Then we must assess the model’s performance using the testing dataset. Common evaluation metrics include accuracy, sensitivity, specificity, and area under the receiver operating characteristic curve. Only when the AI model demonstrates sufficient accuracy and reliability, can it be integrated into clinical practice. After deployment, it is important to continue to monitor the AI system’s performance, especially in real-world clinical settings.
As far as approvals go, it is also important to ensure that the AI system we have developed complies with regulatory requirements and obtains the necessary approvals required to operate in the region. (e.g., FDA approval in the U.S.).We would also advise constant collaboration with other ophthalmologists to ensure that the AI is on track, and in tune with the developments.
Smart vision glasses
An innovation that has come to really benefit people with vision impairments is the smart vision glasses. These glasses incorporate a combination of hardware, software, and artificial intelligence (AI) to provide a range of features aimed at improving the visual experience for those with vision challenges. Smart glasses are equipped with cameras and sensors to capture the user’s surroundings. Advanced image recognition algorithms and AI are employed to identify and describe objects, text, people, and more within the wearer’s field of vision. This information is then conveyed to the user, often through audio feedback. Smart glasses can also convert printed text into audible speech, allowing users to “read” signs, documents, labels, and other text-based content. This helps individuals navigate and understand their environment. The glasses can offer real-time directions, guiding users through indoor and outdoor spaces using GPS and mapping data.

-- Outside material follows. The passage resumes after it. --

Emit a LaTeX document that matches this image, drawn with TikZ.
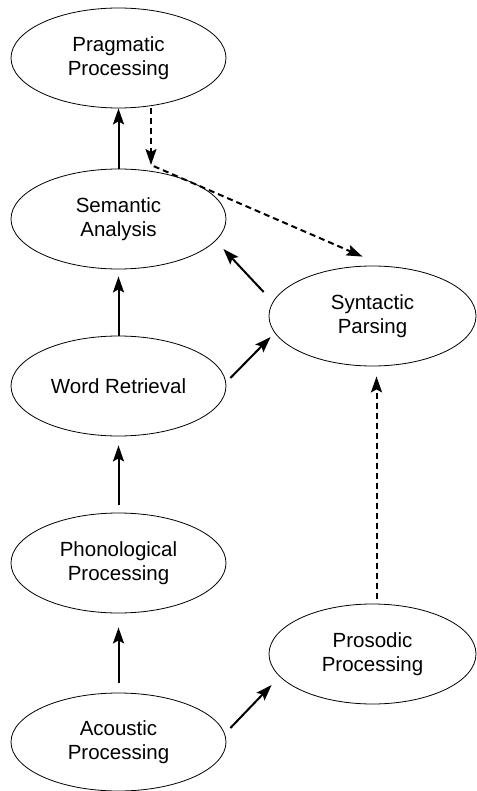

While we have enumerated the multiple benefits of using AI systems, it will be half the job done if we do not acknowledge some pain points. For instance, AI systems heavily depend on high-quality, diverse, and unbiased datasets. If the training data is flawed, biased, or unrepresentative, it can lead to inaccurate or biased AI predictions. Naturally, once technology goes digital, regulatory and ethical challenges related to issues of data privacy, informed consent, and patient trust crop up. AI models need rigorous validation in real life clinical setting, and unless updated regularly with emerging data sets, can become outdated. Also, determining responsibility in case of errors made by AI in healthcare can be legally complex. The costs of implementing AI in health care are prohibitively high, not something every institution can afford.
But this is the ultimate bottom line: Even if clinicians employ AI as a valuable tool for ophthalmology, aiding in early disease detection, diagnosis, and treatment, ultimately leading to improved eye health and quality of life for patients, AI should merely complement, not replace, human clinicians. Ophthalmologists must be able to interpret AI-generated recommendations and maintain clinical judgment.